Quello dei minor costo per l’Aou e quindi per la Regione è un dato incontrovertibile a favore di questa ipotesi. L’unico pro, tuttavia, a fronte di molti contro. La lista delle negatività si apre, facilmente, con i tempi: si dovrebbe ripartire da zero o quasi. Poi servirebbero 3 milioni per indire la gara e si perderebbero quelli del finanziamento statale. Non ci sarebbe, inoltre, lo scudo dato dalla realizzazione in partenariato con la concreta eventualità che si apra un contezioso con l’appaltatore per possibili difetti progettuali di cui risponderebbe la committenza.
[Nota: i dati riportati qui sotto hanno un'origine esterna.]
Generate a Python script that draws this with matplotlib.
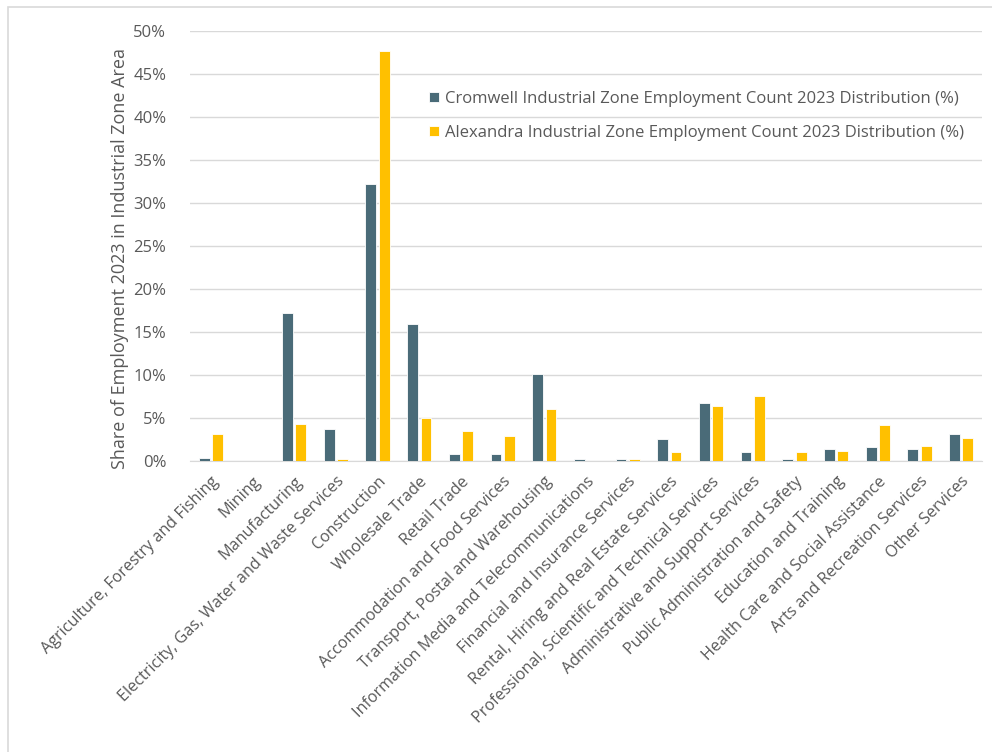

Tra i contro all’ipotesi Inail ci sono tempi e costi, ma anche il rischio di una possibile tassazione al momento del passaggio di proprietà dall’Inail all’azienda.

A fronte dei maggiori costi del canone, il partenariato offre invece una serie di pro: immediatezza dell’indizione della gara, finanziamento statale a costo zero, rischi di progettazione, costruzione e gestione in capo al concessionario che assumerebbe anche quello delle varianti in corso d’opera. Sarebbe garantita la certezza dei tempi e dei costi e, non da ultima, l’immediata acquisizione della proprietà da parte dell’azienda con un facilmente immaginabile incremento del patrimonio.

Scartata, perché non consentita dalla legge, la terza ipotesi che si baserebbe su un mutuo da accendere con Cassa Depositi e Prestiti, sul tavolo resta, per stessa ammissione di Cirio, la soluzione imboccata dall’inizio ovvero quella del partenariato. Ma deve andare avanti. Caduto il muro eretto della ministra grillina (manco scalfito all’epoca dalla Lega) non dovrebbero esserci più alibi. Anche di fronte all’inusuale richiesta di una legge di garanzia sono difficilmente giustificabile ulteriori ritardi che si sommano a quelli accumulati e che alimentano dubbi circa l’esistenza di qualcosa o qualcuno che continua a frenare sulla Città della Salute.